Sungguh, berinfaq di saat lapang ataupun sempit, banyak hikmahnya. Termasuk, tentu saja, menjadi salah satu cara agar kita bisa menekan egoisme dan pada saat yang sama menyuburkan altruisme.
Jangan ragu, teruslah berinfaq agar kita bisa mencapai kebajikan yang mulia di hadapan Allah. “Kamu sekali-kali tidak sampai kepada kebajikan, sebelum kamu menafkahkan sehahagian harta yang kamu cintai. Dan apa saja yang kamu nafkahkan maka sesungguhnya Allah mengetahuinya” (QS Ali ‘Imraan [3]: 92).
Bersegeralah berinfaq. Lalu, pertahankanlah hal itu menjadi sebuah kebiasaan yang terus kita amalkan, baik ketika lapang maupun sempit. “Dan bersegeralah kamu kepada ampunan dari Tuhanmu dan kepada surga yang luasnya seluas langit dan bumi yang disediakan untuk orang-orang yang bertakwa, (yaitu) orang-orang yang menafkahkan (hartanya), baik di waktu lapang maupun sempit, dan orang-orang yang menahan amarahnya dan memaafkan (kesalahan) orang. Allah menyukai orang-orang yang berbuat kebajikan” (QS Ali ‘Imraan [3]: 134).
Mau Istimewa?
Mari kita jalani puasa Ramadhan di masa pandemi dengan tetap bersemangat. Kita laksanakan puasa Ramadhan tetap dengan wajah selalu berseri-seri. Mengapa? Sebab Ramadhan akan setia mengajari umat Islam yang berpuasa di dalamnya untuk tak punya sikap egoisme. Juga, Ramadhan akan senantiasa mendidik kaum Muslimin yang berpuasa agar punya sifat altruisme yaitu suka dan sigap membantu sesama.

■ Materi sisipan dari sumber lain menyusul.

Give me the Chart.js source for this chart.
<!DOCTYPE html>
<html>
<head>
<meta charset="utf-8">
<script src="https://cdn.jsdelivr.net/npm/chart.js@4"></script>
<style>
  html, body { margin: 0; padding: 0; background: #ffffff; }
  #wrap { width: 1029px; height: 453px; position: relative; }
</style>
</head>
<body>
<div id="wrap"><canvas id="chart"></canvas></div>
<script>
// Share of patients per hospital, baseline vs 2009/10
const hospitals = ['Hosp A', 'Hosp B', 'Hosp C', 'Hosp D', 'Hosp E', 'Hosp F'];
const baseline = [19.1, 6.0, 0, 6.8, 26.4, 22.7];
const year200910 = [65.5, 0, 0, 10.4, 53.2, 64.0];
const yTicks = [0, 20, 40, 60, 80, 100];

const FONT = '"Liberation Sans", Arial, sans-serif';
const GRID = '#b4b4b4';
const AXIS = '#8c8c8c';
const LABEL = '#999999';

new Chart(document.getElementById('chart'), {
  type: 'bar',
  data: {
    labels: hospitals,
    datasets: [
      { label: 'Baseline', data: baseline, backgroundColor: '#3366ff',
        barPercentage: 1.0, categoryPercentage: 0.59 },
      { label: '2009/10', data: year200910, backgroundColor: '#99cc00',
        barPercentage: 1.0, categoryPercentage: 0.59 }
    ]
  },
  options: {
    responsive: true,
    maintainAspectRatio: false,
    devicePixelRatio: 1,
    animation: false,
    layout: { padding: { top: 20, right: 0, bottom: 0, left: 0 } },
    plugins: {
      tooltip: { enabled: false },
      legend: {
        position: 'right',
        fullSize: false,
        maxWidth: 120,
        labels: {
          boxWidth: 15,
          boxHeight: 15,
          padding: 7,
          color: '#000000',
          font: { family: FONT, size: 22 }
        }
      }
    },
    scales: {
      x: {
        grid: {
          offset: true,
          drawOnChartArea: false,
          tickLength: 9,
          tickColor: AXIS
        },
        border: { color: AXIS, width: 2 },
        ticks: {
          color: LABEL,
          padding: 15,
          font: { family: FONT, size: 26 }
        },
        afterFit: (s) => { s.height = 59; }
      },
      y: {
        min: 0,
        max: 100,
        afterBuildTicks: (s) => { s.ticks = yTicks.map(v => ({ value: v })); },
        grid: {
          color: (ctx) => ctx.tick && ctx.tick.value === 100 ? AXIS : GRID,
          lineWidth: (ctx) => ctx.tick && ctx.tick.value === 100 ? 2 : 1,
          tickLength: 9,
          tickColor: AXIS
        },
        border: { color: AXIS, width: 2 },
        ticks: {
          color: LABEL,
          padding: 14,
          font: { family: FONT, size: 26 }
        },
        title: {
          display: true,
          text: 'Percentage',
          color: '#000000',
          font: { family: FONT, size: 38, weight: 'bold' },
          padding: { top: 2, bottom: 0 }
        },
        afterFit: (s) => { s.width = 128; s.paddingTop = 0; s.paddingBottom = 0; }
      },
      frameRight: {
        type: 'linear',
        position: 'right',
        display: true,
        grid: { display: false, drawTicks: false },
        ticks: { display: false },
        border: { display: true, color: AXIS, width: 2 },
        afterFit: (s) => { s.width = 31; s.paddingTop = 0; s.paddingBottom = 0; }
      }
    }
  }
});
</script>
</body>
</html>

Selamat berpuasa! Semoga Allah ridha dengan puasa kita. Semoga dengan berbagai hikmah berpuasa, masa pandemi ini bisa kita lewati dengan penuh kesabaran. Semoga dengan beragam pelajaran di dalamnya, terutama umat Islam yang benar-benar terdampak secara serius akibat pandemi, bisa merasakan bahwa mereka punya saudara banyak-sesama Muslim-yang siap meringankan beban mereka.
Terakhir, mari berlomba-lomba “mencari perhatian” Allah. “Dan Allah menyukai orang-orang yang berbuat kebajikan” (QS Al-Maaidah [5]: 93). Berbuat baik kepada orang lain termasuk kebajikan yang sangat disukai Allah, maka “bersainglah” dalam mengerjakannya. “Berlomba-lombalah berbuat kebajikan” (QS Al-Maaidah [5]: 48).